Small Savings Schemes Revamped   Nov 14, 2011


PPF CEILING RAISED TO RS. 1 LAKH, INTEREST RAISED TO 8.60%

11-11-11 has turned out to be a great day for investors in small savings schemes.
In an effort to update and boost small savings schemes, the Union Government on Friday announced that both the ceiling and the interest rate for Public Provident Fund investments have been increased as well as make some changes in other small savings schemes. Let's see what these changes are:

PPF

The ceiling is now Rs. 1 lakh p.a. as against earlier limit of Rs. 70,000 p.a.
The interest rate is revised to 8.60% p.a. from 8% p.a.
This will remain tax free on maturity, continuing with the Exempt-Exempt-Exempt model for PPF. So this is the equivalent of a very attractive pre-tax interest rate of 12.28% (considering a 30% tax bracket).

KVP

The small savings scheme Kisan Vikas Patra has been discontinued.

Post Office Savings Accounts

Post Office Savings accounts will now earn 4% instead of 3.50%.

Monthly Income Scheme & NSC

In addition, the NSC has been revamped.

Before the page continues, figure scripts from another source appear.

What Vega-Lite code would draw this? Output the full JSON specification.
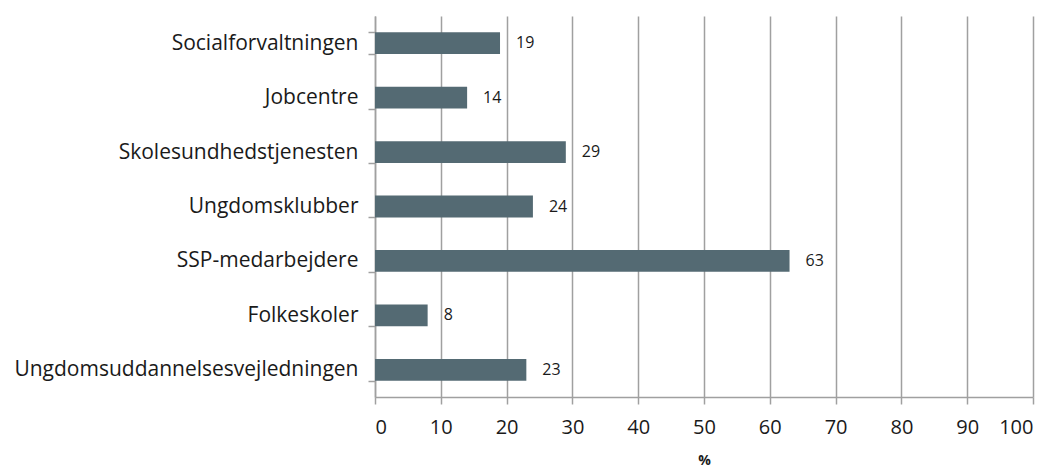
{
  "$schema": "https://vega.github.io/schema/vega-lite/v6.json",
  "autosize": "none",
  "padding": {"left": 375, "top": 16, "right": 21, "bottom": 74},
  "width": 658,
  "height": 381,
  "background": "white",
  "config": {"view": {"stroke": null}, "font": "Open Sans"},
  "data": {"values": [
    {"category": "Socialforvaltningen", "value": 19},
    {"category": "Jobcentre", "value": 14},
    {"category": "Skolesundhedstjenesten", "value": 29},
    {"category": "Ungdomsklubber", "value": 24},
    {"category": "SSP-medarbejdere", "value": 63},
    {"category": "Folkeskoler", "value": 8},
    {"category": "Ungdomsuddannelsesvejledningen", "value": 23}
  ]},
  "encoding": {
    "y": {"field": "category", "type": "nominal", "sort": null,
      "scale": {"paddingInner": 0.6, "paddingOuter": 0.3},
      "axis": {"title": null, "tickBand": "extent", "domainColor": "#A0A0A0", "domainWidth": 1.5, "tickColor": "#A0A0A0", "tickWidth": 1.5, "tickSize": 7, "labelFontSize": 21, "labelColor": "#1a1a1a", "labelPadding": 10, "labelLimit": 400, "labelFont": "Open Sans"}},
    "x": {"field": "value", "type": "quantitative",
      "scale": {"domain": [0, 100], "nice": false},
      "axis": {"title": "%", "titleFontSize": 14, "titleFontWeight": "bold", "titleColor": "#1a1a1a", "titlePadding": 16, "values": [0,10,20,30,40,50,60,70,80,90,100], "grid": true, "gridColor": "#A0A0A0", "gridWidth": 1.5, "domainColor": "#A0A0A0", "domainWidth": 1.5, "tickColor": "#A0A0A0", "tickWidth": 1.5, "tickSize": 7, "labelFontSize": 20, "labelColor": "#1a1a1a", "labelPadding": 13, "labelFont": "Open Sans"}}
  },
  "layer": [
    {"mark": {"type": "bar", "color": "#546A73"}},
    {"mark": {"type": "text", "align": "left", "dx": 16, "fontSize": 16, "color": "#1a1a1a", "font": "Open Sans"},
     "encoding": {"text": {"field": "value", "type": "quantitative"}}}
  ]
}
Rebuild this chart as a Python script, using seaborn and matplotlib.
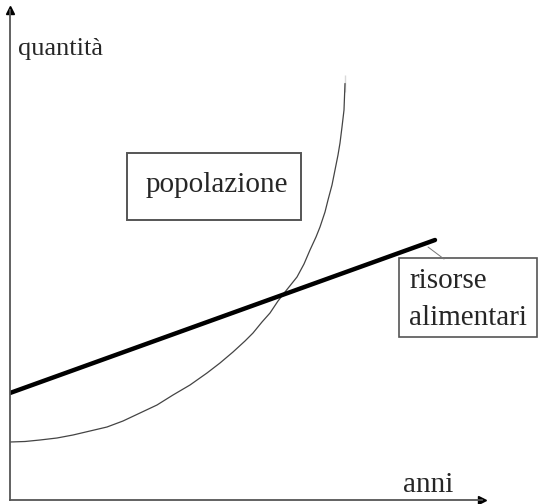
import matplotlib
matplotlib.use("Agg")
import matplotlib.pyplot as plt
import seaborn as sns
import pandas as pd
from matplotlib.patches import Rectangle

# Dati (unità arbitrarie: anni / quantità)
anni_pop = [0, 15, 30, 47, 63, 80, 97, 113, 130, 147,
            163, 180, 197, 210, 223, 235, 243, 252, 260, 268,
            275, 287, 294, 300, 306, 310, 315, 318, 322, 325,
            328, 330, 332, 334, 335, 335]
popolazione = [58, 58.5, 60, 62, 65, 69, 73, 79, 87, 95,
               105, 115, 127, 137, 148, 159, 167, 178, 187, 199,
               208, 223, 236, 250, 263, 273, 288, 300, 315, 330,
               345, 357, 373, 390, 408, 425]

anni_ris = [0, 425]
risorse = [107, 260]

df_pop = pd.DataFrame({"anni": anni_pop, "quantita": popolazione})
df_ris = pd.DataFrame({"anni": anni_ris, "quantita": risorse})

sns.set_style("white")
plt.rcParams["font.family"] = ["Liberation Serif", "DejaVu Serif"]

fig = plt.figure(figsize=(5.39, 5.04), dpi=100)
ax = fig.add_axes([10 / 539, 4 / 504, 472 / 539, 490 / 504])

sns.lineplot(data=df_pop, x="anni", y="quantita", ax=ax, color="#444444",
             linewidth=0.9, sort=False)
sns.lineplot(data=df_ris, x="anni", y="quantita", ax=ax, color="black",
             linewidth=3.2)

ax.set_xlim(0, 472)
ax.set_ylim(0, 490)
ax.set_xticks([])
ax.set_yticks([])
ax.set_xlabel("")
ax.set_ylabel("")
for s in ["top", "right"]:
    ax.spines[s].set_visible(False)
for s in ["left", "bottom"]:
    ax.spines[s].set_color("#555555")
    ax.spines[s].set_linewidth(1.3)

# frecce degli assi
ax.plot(1, 0, ">", color="black", markersize=6, transform=ax.get_yaxis_transform(), clip_on=False)
ax.plot(0, 1, "^", color="black", markersize=6, transform=ax.get_xaxis_transform(), clip_on=False)

# livello di annotazione in pixel
ov = fig.add_axes([0, 0, 1, 1], facecolor="none")
ov.set_xlim(0, 539)
ov.set_ylim(504, 0)
ov.axis("off")

fs = 19
ov.text(18, 55, "quantità", fontsize=fs, va="baseline", ha="left")
ov.text(403, 492, "anni", fontsize=fs + 2, va="baseline", ha="left")

ov.add_patch(Rectangle((127, 153), 174, 67, fill=False, edgecolor="#555555", linewidth=1.4))
ov.text(146, 192, "popolazione", fontsize=fs + 2, va="baseline", ha="left")

ov.add_patch(Rectangle((399, 258), 138, 79, fill=False, edgecolor="#555555", linewidth=1.2))
ov.text(409, 288, "risorse", fontsize=fs + 2, va="baseline", ha="left")
ov.text(409, 325, "alimentari", fontsize=fs + 2, va="baseline", ha="left")
ov.plot([428, 444], [247, 259], color="#777777", linewidth=0.7)

fig.savefig("out.png", dpi=100)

The maturity for both MIS and NSC has been reduced from 6 years to 5 years, and the interest on these schemes has been increased from the earlier 8% to 8.20% and 8.40% respectively.
There will also be a 10 Year NSC available offering 8.70% interest.

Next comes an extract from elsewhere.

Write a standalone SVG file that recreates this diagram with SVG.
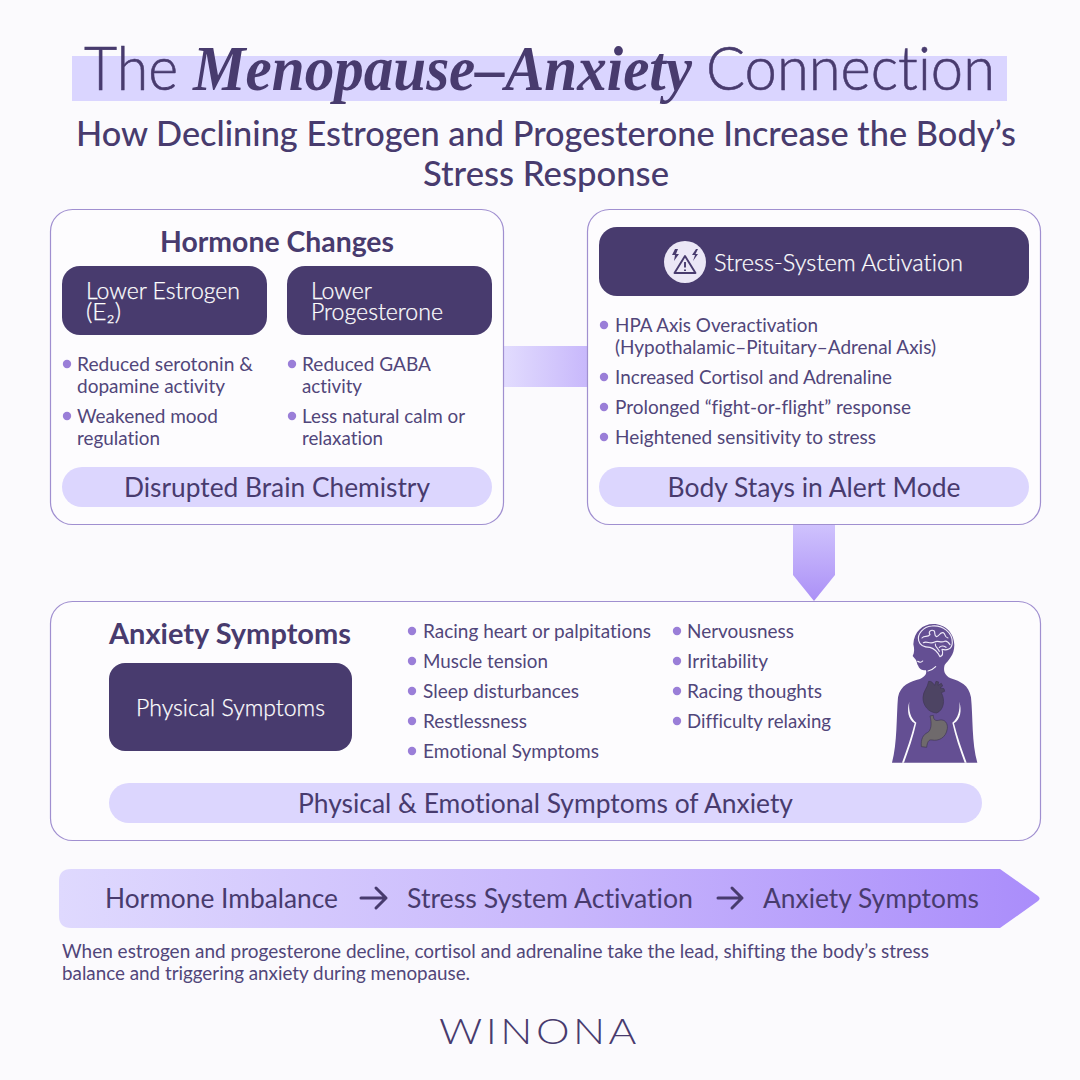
<svg xmlns="http://www.w3.org/2000/svg" width="1080" height="1080" viewBox="0 0 1080 1080">
<style>
text{font-family:"Lato","Noto Sans",sans-serif;fill:#483b6e;font-variant-ligatures:none}
.panel{fill:#fdfcfe;stroke:#a08fd0;stroke-width:1.2}
.dark{fill:#483b6e}
.pill{fill:#dcd6fe}
.dot{fill:#9a7ed8}
.b{font-size:19px;fill:#51467a}
.p{font-size:26px;text-anchor:middle}
.h{font-size:28px;font-weight:700}
.w{fill:#fff;stroke:#fff;stroke-width:.25;font-size:23px;font-weight:300}
.s{font-size:27px}
.c{font-size:18.5px;fill:#51467a}
.t{font-size:62px;font-weight:300;stroke:#483b6e;stroke-width:.6}
.flow{fill:none;stroke:#483b6e;stroke-width:3;stroke-linecap:round;stroke-linejoin:round}
</style>
<defs>
<linearGradient id="gh" x1="0" x2="1" y1="0" y2="0"><stop offset="0" stop-color="#e2dcfe"/><stop offset="1" stop-color="#c8b8fb"/></linearGradient>
<linearGradient id="gv" x1="0" x2="0" y1="0" y2="1"><stop offset="0" stop-color="#cfc2fd"/><stop offset="1" stop-color="#ab90f6"/></linearGradient>
<linearGradient id="gb" x1="0" x2="1" y1="0" y2="0"><stop offset="0" stop-color="#dfd9fe"/><stop offset="0.5" stop-color="#c9b8fc"/><stop offset="1" stop-color="#aa8dfb"/></linearGradient>
</defs>
<rect width="1080" height="1080" fill="#fbfafd"/>
<g id="title">
<rect x="72" y="56" width="935" height="45" fill="#dad5ff"/>
<text class="t" x="84" y="90" textLength="94" lengthAdjust="spacingAndGlyphs">The</text>
<text x="193" y="90" font-size="64" font-style="italic" font-weight="700" style="font-family:'Liberation Serif',serif" textLength="499" lengthAdjust="spacingAndGlyphs">Menopause–Anxiety</text>
<text class="t" x="706" y="90" textLength="289" lengthAdjust="spacingAndGlyphs">Connection</text>
<text x="76" y="146" font-size="35" font-weight="500" textLength="940" lengthAdjust="spacingAndGlyphs">How Declining Estrogen and Progesterone Increase the Body’s</text>
<text x="423" y="186" font-size="35" font-weight="500" textLength="246" lengthAdjust="spacingAndGlyphs">Stress Response</text>
</g>
<g id="connectors">
<rect x="503" y="346" width="84" height="41" fill="url(#gh)"/>
<path d="M793 525H835V575L814 601L793 575Z" fill="url(#gv)"/>
</g>
<g id="hormone-changes">
<rect class="panel" x="50.5" y="209.5" width="453" height="315" rx="22"/>
<text class="h" x="160" y="252" textLength="234" lengthAdjust="spacingAndGlyphs">Hormone Changes</text>
<rect class="dark" x="62" y="266" width="205" height="69" rx="18"/>
<text class="w" x="86" y="299" textLength="154" lengthAdjust="spacingAndGlyphs">Lower Estrogen</text>
<text class="w" x="86" y="320" textLength="35" lengthAdjust="spacingAndGlyphs">(E₂)</text>
<rect class="dark" x="287" y="266" width="205" height="69" rx="18"/>
<text class="w" x="311" y="299" textLength="61" lengthAdjust="spacingAndGlyphs">Lower</text>
<text class="w" x="311" y="320" textLength="132" lengthAdjust="spacingAndGlyphs">Progesterone</text>
<circle class="dot" cx="67" cy="364" r="4.2"/><text class="b" x="77" y="371" textLength="176" lengthAdjust="spacingAndGlyphs">Reduced serotonin &amp;</text>
<text class="b" x="77" y="393" textLength="148" lengthAdjust="spacingAndGlyphs">dopamine activity</text>
<circle class="dot" cx="67" cy="416" r="4.2"/><text class="b" x="77" y="423" textLength="141" lengthAdjust="spacingAndGlyphs">Weakened mood</text>
<text class="b" x="77" y="445" textLength="83" lengthAdjust="spacingAndGlyphs">regulation</text>
<circle class="dot" cx="292" cy="364" r="4.2"/><text class="b" x="302" y="371" textLength="129" lengthAdjust="spacingAndGlyphs">Reduced GABA</text>
<text class="b" x="302" y="393" textLength="60" lengthAdjust="spacingAndGlyphs">activity</text>
<circle class="dot" cx="292" cy="416" r="4.2"/><text class="b" x="302" y="423" textLength="163" lengthAdjust="spacingAndGlyphs">Less natural calm or</text>
<text class="b" x="302" y="445" textLength="81" lengthAdjust="spacingAndGlyphs">relaxation</text>
<rect class="pill" x="62" y="467" width="430" height="40" rx="20"/>
<text class="p" x="277" y="497" textLength="306" lengthAdjust="spacingAndGlyphs">Disrupted Brain Chemistry</text>
</g>
<g id="stress-system">
<rect class="panel" x="587.5" y="209.5" width="453" height="315" rx="22"/>
<rect class="dark" x="599" y="227" width="430" height="69" rx="18"/>
<circle cx="685" cy="262" r="21" fill="#ebe7f6"/>
<path d="M685 256L695.500 273H674.500Z" fill="none" stroke="#483b6e" stroke-width="1.9" stroke-linejoin="round"/>
<path d="M685 262V267.500M685 269.500V271" fill="none" stroke="#483b6e" stroke-width="1.9"/>
<path d="M675 249L672 255L675 255L674 261L679 254L676 254L678 249ZM696 249L692 255L695 255L693 261L698 254L695.500 254L698 249Z" fill="#483b6e"/>
<text class="w" x="714" y="271" style="font-size:24px" textLength="249" lengthAdjust="spacingAndGlyphs">Stress-System Activation</text>
<circle class="dot" cx="604" cy="325" r="4.2"/><text class="b" x="615" y="332" textLength="203" lengthAdjust="spacingAndGlyphs">HPA Axis Overactivation</text>
<text class="b" x="615" y="354" textLength="321" lengthAdjust="spacingAndGlyphs">(Hypothalamic–Pituitary–Adrenal Axis)</text>
<circle class="dot" cx="604" cy="377" r="4.2"/><text class="b" x="615" y="384" textLength="277" lengthAdjust="spacingAndGlyphs">Increased Cortisol and Adrenaline</text>
<circle class="dot" cx="604" cy="407" r="4.2"/><text class="b" x="615" y="414" textLength="296" lengthAdjust="spacingAndGlyphs">Prolonged “fight-or-flight” response</text>
<circle class="dot" cx="604" cy="437" r="4.2"/><text class="b" x="615" y="444" textLength="261" lengthAdjust="spacingAndGlyphs">Heightened sensitivity to stress</text>
<rect class="pill" x="599" y="467" width="430" height="40" rx="20"/>
<text class="p" x="814" y="497" textLength="293" lengthAdjust="spacingAndGlyphs">Body Stays in Alert Mode</text>
</g>
<g id="anxiety-symptoms">
<rect class="panel" x="50.5" y="601.5" width="990" height="239" rx="22"/>
<text class="h" x="109" y="644" textLength="242" lengthAdjust="spacingAndGlyphs">Anxiety Symptoms</text>
<rect class="dark" x="109" y="663" width="243" height="88" rx="16"/>
<text class="w" x="230.5" y="716" text-anchor="middle" textLength="189" lengthAdjust="spacingAndGlyphs">Physical Symptoms</text>
<circle class="dot" cx="412" cy="631" r="4.2"/><text class="b" x="423" y="638" textLength="228" lengthAdjust="spacingAndGlyphs">Racing heart or palpitations</text>
<circle class="dot" cx="412" cy="661" r="4.2"/><text class="b" x="423" y="668" textLength="125" lengthAdjust="spacingAndGlyphs">Muscle tension</text>
<circle class="dot" cx="412" cy="691" r="4.2"/><text class="b" x="423" y="698" textLength="156" lengthAdjust="spacingAndGlyphs">Sleep disturbances</text>
<circle class="dot" cx="412" cy="721" r="4.2"/><text class="b" x="423" y="728" textLength="104" lengthAdjust="spacingAndGlyphs">Restlessness</text>
<circle class="dot" cx="412" cy="751" r="4.2"/><text class="b" x="423" y="758" textLength="176" lengthAdjust="spacingAndGlyphs">Emotional Symptoms</text>
<circle class="dot" cx="677" cy="631" r="4.2"/><text class="b" x="687" y="638" textLength="107" lengthAdjust="spacingAndGlyphs">Nervousness</text>
<circle class="dot" cx="677" cy="661" r="4.2"/><text class="b" x="687" y="668" textLength="81" lengthAdjust="spacingAndGlyphs">Irritability</text>
<circle class="dot" cx="677" cy="691" r="4.2"/><text class="b" x="687" y="698" textLength="135" lengthAdjust="spacingAndGlyphs">Racing thoughts</text>
<circle class="dot" cx="677" cy="721" r="4.2"/><text class="b" x="687" y="728" textLength="144" lengthAdjust="spacingAndGlyphs">Difficulty relaxing</text>
<g id="figure" transform="translate(870 610) scale(.3333)">
<path fill="#644f93" d="M190 42C226 42 253 70 253 105C253 135 236 150 224 165C219 182 224 196 242 205C272 215 296 224 303 262C309 320 305 400 322 458H66C82 400 79 320 84 262C91 225 120 215 150 207C165 200 171 192 168 181C158 182 147 177 145 168C141 164 141 156 138 150L128 138C134 128 133 115 130 103C132 65 158 42 190 42Z"/>
<path fill="none" stroke="#f6f4fb" stroke-width="3.500" stroke-linecap="round" d="M174 183C182 182 190 177 197 170M143 154C148 158 154 158 158 153"/>
<path fill="#fbfafd" d="M118 275C110 300 114 328 134 340C124 380 110 420 96 458H102C116 420 130 380 139 338C122 325 115 300 118 275ZM268 275C276 300 272 328 252 340C262 380 276 420 290 458H284C270 420 256 380 247 338C264 325 271 300 268 275Z"/>
<g fill="none" stroke="#efeaf8" stroke-width="3.4" stroke-linecap="round" stroke-linejoin="round">
<path d="M146 92C141 72 160 50 185 48C218 44 248 68 247 98C246 118 230 122 216 118C220 130 216 138 210 140C204 128 195 116 180 112C163 112 150 108 146 92Z"/>
<path d="M156 84C164 74 172 84 180 74C174 66 182 58 192 62C198 70 190 76 200 80C210 78 208 66 220 68C228 72 222 82 234 84M160 98C172 92 180 104 194 96C204 90 212 100 224 94C230 92 236 98 240 104M208 112C214 106 222 108 228 112M196 102C194 110 204 114 208 124"/>
</g>
<path fill="#4d4463" stroke="#3f3655" stroke-width="2" d="M176 214C186 212 190 222 194 226L198 214L206 216L204 226L214 220L218 228L210 234L222 236L224 244L214 248C226 270 222 300 200 309C175 308 158 285 159 262C160 242 172 236 176 214Z"/>
<path fill="#6f6a6c" stroke="#3f3655" stroke-width="2" d="M180 318L190 316C190 330 196 334 210 330C225 328 234 340 232 356C228 384 205 394 186 390C176 388 172 396 170 412L154 410C152 386 160 374 172 368C184 362 186 340 180 318Z"/>
</g>
<rect class="pill" x="109" y="783" width="873" height="40" rx="20"/>
<text class="p" x="545.500" y="813" textLength="495" lengthAdjust="spacingAndGlyphs">Physical &amp; Emotional Symptoms of Anxiety</text>
</g>
<g id="flow-banner">
<path d="M71 869H1000L1038 896Q1041 898.500 1038 901L1000 928H71Q59 928 59 916V881Q59 869 71 869Z" fill="url(#gb)"/>
<text class="s" x="105" y="908" textLength="233" lengthAdjust="spacingAndGlyphs">Hormone Imbalance</text>
<path class="flow" d="M361 898H386M376 888L386 898L376 908"/>
<text class="s" x="407" y="908" textLength="286" lengthAdjust="spacingAndGlyphs">Stress System Activation</text>
<path class="flow" d="M718 898H742M732 888L742 898L732 908"/>
<text class="s" x="763" y="908" textLength="216" lengthAdjust="spacingAndGlyphs">Anxiety Symptoms</text>
</g>
<g id="caption">
<text class="c" x="62" y="958" textLength="867" lengthAdjust="spacingAndGlyphs">When estrogen and progesterone decline, cortisol and adrenaline take the lead, shifting the body’s stress</text>
<text class="c" x="62" y="980" textLength="408" lengthAdjust="spacingAndGlyphs">balance and triggering anxiety during menopause.</text>
</g>
<g id="logo">
<text x="439" y="1044" font-size="36" font-weight="300" letter-spacing="3" textLength="201" lengthAdjust="spacingAndGlyphs">WINONA</text>
</g>
</svg>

The 5% bonus given on maturity of the MIS has however been scrapped.

The rationale behind the move...

The Finance Ministry has said "The rate of interest on small savings schemes will be aligned with the G-Sec rates of similar maturity, with a spread of 25bps, with 2 exceptions. The spread on 10-yr NSC will be 50bps and the spread on Senior Citizens Savings Scheme will be 100bps. The interest rates for every financial year will be notified before April 01."

The decision to increase interest rates on small savings schemes has stemmed from the volatility of cash flows into and out of small savings schemes, when compared with corresponding safe rates of return available in the market.

Currently, we are in a period of very high interest rates, which means the market has plenty of attractive investment opportunities available, including by way of Bank and Corporate FDs. As these rates (post tax) are in many cases higher than the rates offered by small savings schemes of comparable tenure, these schemes have seen significant outflows, reducing the amount of money in the Government's coffers.

To staunch the outflows and also to bring rates in line with the market, the Government has made this move.

This will make small savings schemes more attractive to investors. Returns will be in sync with market returns.

When will it take effect?

The date is pegged at Dec 01, 2011.

Finally...

While the rates are certainly more attractive now, when you are investing you need to keep in mind your investment time horizon, your tax bracket, your risk appetite and tolerance, and your need for liquidity, and invest accordingly into the available instruments.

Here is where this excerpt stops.